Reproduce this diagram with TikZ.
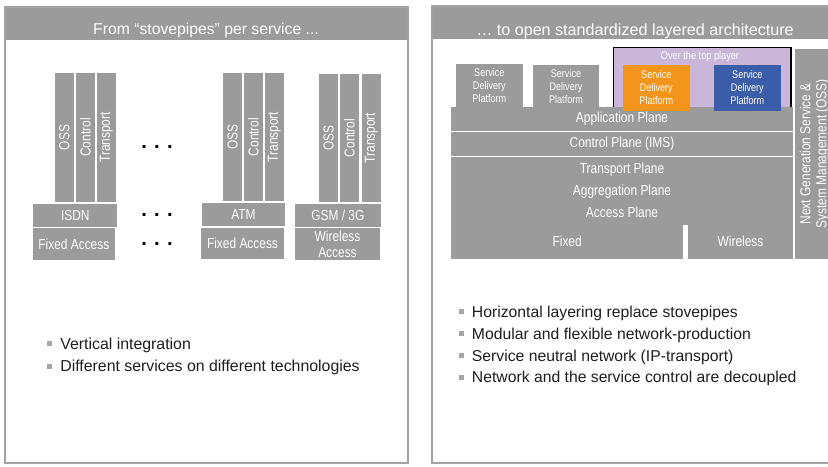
\documentclass[tikz,border=0pt]{standalone}
\usepackage{fontspec}
\setmainfont{Liberation Sans}
\newfontfamily\narrowsans[FakeStretch=0.82]{Liberation Sans}

\definecolor{blockgray}{HTML}{9B9B9B}
\definecolor{framegray}{HTML}{A3A3A3}
\definecolor{ottpurple}{HTML}{C9B6D9}
\definecolor{sdporange}{HTML}{F3951A}
\definecolor{sdpblue}{HTML}{3B5CA8}
\definecolor{bulletgray}{HTML}{A6A6A6}
\definecolor{bodytext}{HTML}{1E1E1E}

% horizontal block: style, name, x1, y1, x2, y2, text
\newcommand\areablock[7]{%
  \node[#1, minimum width={(#5-#3)*0.75pt}, minimum height={(#6-#4)*0.75pt}]
    (#2) at ({(#3+#5)/2},{(#4+#6)/2}) {#7};}
% vertical block with text turned upwards
\newcommand\colblock[7]{%
  \node[#1, rotate=90, minimum width={(#6-#4)*0.75pt}, minimum height={(#5-#3)*0.75pt}]
    (#2) at ({(#3+#5)/2},{(#4+#6)/2}) {#7};}
\newcommand\bulletmark{{\color{bulletgray}\rule[2.4pt]{3.75pt}{3.75pt}}\hspace{6.3pt}}

\begin{document}
\begin{tikzpicture}[x=0.75pt,y=-0.75pt,
  block/.style={fill=blockgray, text=white, inner sep=0pt, outer sep=0pt, align=center,
    font=\narrowsans\fontsize{10.9}{12}\selectfont},
  sdp/.style={block, font=\narrowsans\fontsize{8.3}{9.75}\selectfont},
  planes/.style={block, font=\narrowsans\fontsize{10.9}{16.5}\selectfont},
  header/.style={fill=blockgray, inner sep=0pt, outer sep=0pt},
  frame/.style={draw=framegray, line width=1.5pt},
  headtext/.style={text=white, inner sep=0pt, font=\fontsize{11.8}{14}\selectfont},
  bullettext/.style={text=bodytext, inner sep=0pt, font=\fontsize{11.9}{14}\selectfont},
  dots/.style={text=black, inner sep=0pt, font=\bfseries\fontsize{15}{15}\selectfont}]
\useasboundingbox (0,0) rectangle (828,467);
\clip (0,0) rectangle (828,467);

% ---------- left panel: stovepipes ----------
\areablock{header}{lhead}{4.5}{7}{407.5}{40}{}
\draw[frame] (4.5,7) rectangle (407.5,463);
\node[headtext, anchor=base] (ltitle) at (206,35) {From “stovepipes” per service ...};

% ISDN stack
\colblock{block}{oss1}{54.7}{73.3}{74}{201.7}{OSS}
\colblock{block}{ctl1}{76}{73.3}{94.7}{201.7}{Control}
\colblock{block}{trp1}{96.7}{73.3}{116}{201.7}{Transport}
\areablock{block}{isdn}{33.3}{204}{117.3}{226.7}{ISDN}
\areablock{block}{fixed1}{32.7}{228.3}{115}{260}{Fixed Access}

% ATM stack
\colblock{block}{oss2}{223}{73}{242}{201}{OSS}
\colblock{block}{ctl2}{244}{73}{263}{201}{Control}
\colblock{block}{trp2}{265}{73}{284}{201}{Transport}
\areablock{block}{atm}{202}{203}{285}{226}{ATM}
\areablock{block}{fixed2}{201}{228}{284}{259}{Fixed Access}

% GSM / 3G stack
\colblock{block}{oss3}{319}{74}{338}{202}{OSS}
\colblock{block}{ctl3}{340}{74}{359}{202}{Control}
\colblock{block}{trp3}{362}{74}{381}{202}{Transport}
\areablock{block}{gsm}{295}{204.3}{380.7}{226.7}{GSM / 3G}
\areablock{block}{wless1}{295}{228.3}{380}{260}{Wireless\\Access}

% ellipses between the stacks
\node[dots, anchor=base] (dots1) at (157,148.5) {. . .};
\node[dots, anchor=base] (dots2) at (157,216) {. . .};
\node[dots, anchor=base] (dots3) at (157,245) {. . .};

\node[bullettext, anchor=base west] (lb1) at (46.7,349.3) {\bulletmark Vertical integration};
\node[bullettext, anchor=base west] (lb2) at (46.7,371.7) {\bulletmark Different services on different technologies};

% ---------- right panel: layered architecture ----------
\areablock{header}{rhead}{432}{6}{860}{39}{}
\draw[frame] (432,6) rectangle (860,463);
\node[headtext, font=\fontsize{12.1}{14}\selectfont, anchor=base] (rtitle) at (635,36)
  {… to open standardized layered architecture};

\areablock{block, sdp}{sdp1}{456}{64}{522.7}{107.5}{Service\\Delivery\\Platform}
\areablock{block, sdp}{sdp2}{532.7}{64.7}{599.3}{107.5}{Service\\Delivery\\Platform}

\areablock{draw=black, line width=0.8pt, fill=ottpurple, inner sep=0pt}{ott}{613.3}{47.3}{791}{107.5}{}
\node[text=white, inner sep=0pt, font=\narrowsans\fontsize{8.4}{10}\selectfont] (ottlabel) at (700,56.7) {Over the top player};

\areablock{block}{app}{451}{107}{793}{131}{Application Plane}
\areablock{block}{ctlp}{451}{132}{793}{156}{Control Plane (IMS)}
\areablock{planes}{trpp}{451}{157}{793}{224.5}{Transport Plane\\Aggregation Plane\\Access Plane}
\areablock{block}{fixedp}{451}{224}{683.3}{259}{Fixed}
\areablock{block}{wlessp}{688}{224}{793}{259}{Wireless}

\areablock{sdp, fill=sdporange}{sdp3}{622.7}{65}{690}{110.7}{Service\\Delivery\\Platform}
\areablock{sdp, fill=sdpblue}{sdp4}{714}{65}{780.7}{110.7}{Service\\Delivery\\Platform}

\colblock{block}{ossp}{795}{49}{834}{258.5}{Next Generation Service \&\\System Management (OSS)}

\node[bullettext, font=\fontsize{11.8}{14}\selectfont, anchor=base west] (rb1) at (458.3,317.3) {\bulletmark Horizontal layering replace stovepipes};
\node[bullettext, font=\fontsize{11.8}{14}\selectfont, anchor=base west] (rb2) at (458.3,339.3) {\bulletmark Modular and flexible network-production};
\node[bullettext, font=\fontsize{11.8}{14}\selectfont, anchor=base west] (rb3) at (458.3,361) {\bulletmark Service neutral network (IP-transport)};
\node[bullettext, font=\fontsize{11.8}{14}\selectfont, anchor=base west] (rb4) at (458.3,382.7) {\bulletmark Network and the service control are decoupled};
\end{tikzpicture}
\end{document}
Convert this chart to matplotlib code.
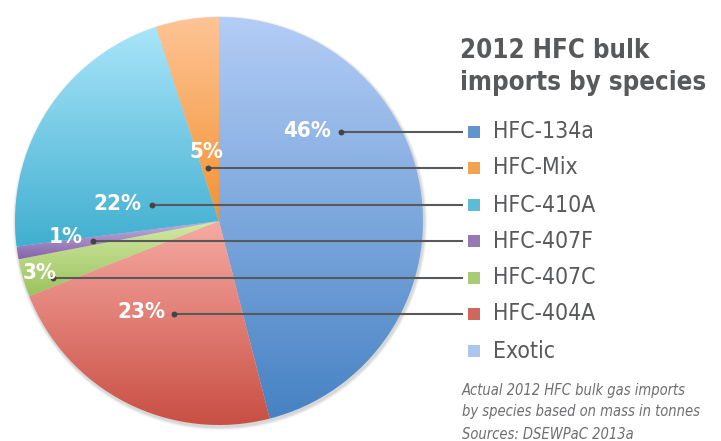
import matplotlib.pyplot as plt
import numpy as np
from matplotlib.colors import LinearSegmentedColormap
from matplotlib.patches import Circle

# Data (clockwise from 12 o'clock)
species = ['HFC-134a', 'HFC-Mix', 'HFC-410A', 'HFC-407F', 'HFC-407C', 'HFC-404A', 'Exotic']
shares = [46, 5, 22, 1, 3, 23, 0]
pie_order = ['HFC-134a', 'HFC-404A', 'HFC-407C', 'HFC-407F', 'HFC-410A', 'HFC-Mix']

# gradient colours, top -> bottom
grad = {
    'HFC-134a': ('#b3cdf6', '#4682c4'),
    'HFC-Mix': ('#fec496', '#f39232'),
    'HFC-410A': ('#a9e5fa', '#41afd0'),
    'HFC-407F': ('#c3b2e0', '#8563a8'),
    'HFC-407C': ('#d3eaa5', '#9bc25e'),
    'HFC-404A': ('#f6aaa3', '#c84c40'),
    'Exotic': ('#bcd3f5', '#9dbbea'),
}

# label centres (image px) and leader-dot x
label_pos = {
    'HFC-134a': (307, 131, 341),
    'HFC-Mix': (206, 152, 208),
    'HFC-410A': (117, 204, 152),
    'HFC-407F': (66, 237, 93),
    'HFC-407C': (40, 273, 53),
    'HFC-404A': (141, 312, 174),
}

W, H = 721, 441
plt.rcParams['font.family'] = ['DejaVu Sans']
plt.rcParams['font.stretch'] = 'condensed'
fig = plt.figure(figsize=(W / 100, H / 100), dpi=100)
ax = fig.add_axes([0, 0, 1, 1])

cx, cy, R = 219, H - 221, 204
vals = [shares[species.index(s)] for s in pie_order]

# soft shadow
for i, a in enumerate([0.05, 0.05, 0.06]):
    ax.add_patch(Circle((cx + 1, cy - 2), R + 3 - i, color='black', alpha=a, lw=0, zorder=0))

wedges, _ = ax.pie(vals, startangle=90, counterclock=False, center=(cx, cy),
                   radius=R, frame=True)
for w, name in zip(wedges, pie_order):
    v = w.get_path().vertices
    y0, y1 = v[:, 1].min(), v[:, 1].max()
    x0, x1 = v[:, 0].min(), v[:, 0].max()
    cmap = LinearSegmentedColormap.from_list(name, [grad[name][1], grad[name][0]])
    img = ax.imshow(np.linspace(0, 1, 256).reshape(-1, 1)[::-1], cmap=cmap,
                    extent=(x0, x1, y0, y1), aspect='auto', zorder=1)
    img.set_clip_path(w)
    w.set_facecolor('none')
    w.set_edgecolor('none')

grey = '#58595b'
legend_y = [132, 168, 205, 241, 278, 314, 351]
for name, ly in zip(species, legend_y):
    yy = H - ly
    ax.scatter([474], [yy], marker='s', s=70, color=grad[name][1], alpha=0.85,
               lw=0, zorder=3)
    ax.text(493, yy, name, fontsize=16.5, color=grey, va='center', ha='left',
            fontstretch='condensed')
    if name in label_pos:
        tx, ty, dx = label_pos[name]
        ax.plot([dx, 462], [yy, yy], color=grey, lw=1.5, zorder=4)
        ax.scatter([dx], [yy], s=18, color='#444444', zorder=5, lw=0)
        ax.text(tx, H - ty, f'{shares[species.index(name)]}%', fontsize=16,
                fontweight='bold', color='white', ha='center', va='center', zorder=5,
                fontstretch='condensed')

ax.text(460, H - 58, '2012 HFC bulk', fontsize=18.5, fontweight='bold', color=grey,
        va='baseline', fontstretch='condensed')
ax.text(460, H - 90, 'imports by species', fontsize=18.5, fontweight='bold', color=grey,
        va='baseline', fontstretch='condensed')

caption = ['Actual 2012 HFC bulk gas imports', 'by species based on mass in tonnes',
           'Sources: DSEWPaC 2013a']
for line, by in zip(caption, [395, 416, 439]):
    ax.text(462, H - by, line, fontsize=10.5, style='italic', color='#6d6e70',
            va='baseline', fontstretch='condensed')

ax.set_xlim(0, W)
ax.set_ylim(0, H)
ax.set_aspect('equal')
ax.axis('off')
fig.savefig('out.png', dpi=100, facecolor='white')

— WRITTEN PROBLEM —
Print exactly what appears from the line holding "Convert this chart to matplotlib code." down to the line holding "w.set_edgecolor('none')", both ends kept, leaving out the pictures.

— FINAL ANSWER —
Convert this chart to matplotlib code.
import matplotlib.pyplot as plt
import numpy as np
from matplotlib.colors import LinearSegmentedColormap
from matplotlib.patches import Circle

# Data (clockwise from 12 o'clock)
species = ['HFC-134a', 'HFC-Mix', 'HFC-410A', 'HFC-407F', 'HFC-407C', 'HFC-404A', 'Exotic']
shares = [46, 5, 22, 1, 3, 23, 0]
pie_order = ['HFC-134a', 'HFC-404A', 'HFC-407C', 'HFC-407F', 'HFC-410A', 'HFC-Mix']

# gradient colours, top -> bottom
grad = {
    'HFC-134a': ('#b3cdf6', '#4682c4'),
    'HFC-Mix': ('#fec496', '#f39232'),
    'HFC-410A': ('#a9e5fa', '#41afd0'),
    'HFC-407F': ('#c3b2e0', '#8563a8'),
    'HFC-407C': ('#d3eaa5', '#9bc25e'),
    'HFC-404A': ('#f6aaa3', '#c84c40'),
    'Exotic': ('#bcd3f5', '#9dbbea'),
}

# label centres (image px) and leader-dot x
label_pos = {
    'HFC-134a': (307, 131, 341),
    'HFC-Mix': (206, 152, 208),
    'HFC-410A': (117, 204, 152),
    'HFC-407F': (66, 237, 93),
    'HFC-407C': (40, 273, 53),
    'HFC-404A': (141, 312, 174),
}

W, H = 721, 441
plt.rcParams['font.family'] = ['DejaVu Sans']
plt.rcParams['font.stretch'] = 'condensed'
fig = plt.figure(figsize=(W / 100, H / 100), dpi=100)
ax = fig.add_axes([0, 0, 1, 1])

cx, cy, R = 219, H - 221, 204
vals = [shares[species.index(s)] for s in pie_order]

# soft shadow
for i, a in enumerate([0.05, 0.05, 0.06]):
    ax.add_patch(Circle((cx + 1, cy - 2), R + 3 - i, color='black', alpha=a, lw=0, zorder=0))

wedges, _ = ax.pie(vals, startangle=90, counterclock=False, center=(cx, cy),
                   radius=R, frame=True)
for w, name in zip(wedges, pie_order):
    v = w.get_path().vertices
    y0, y1 = v[:, 1].min(), v[:, 1].max()
    x0, x1 = v[:, 0].min(), v[:, 0].max()
    cmap = LinearSegmentedColormap.from_list(name, [grad[name][1], grad[name][0]])
    img = ax.imshow(np.linspace(0, 1, 256).reshape(-1, 1)[::-1], cmap=cmap,
                    extent=(x0, x1, y0, y1), aspect='auto', zorder=1)
    img.set_clip_path(w)
    w.set_facecolor('none')
    w.set_edgecolor('none')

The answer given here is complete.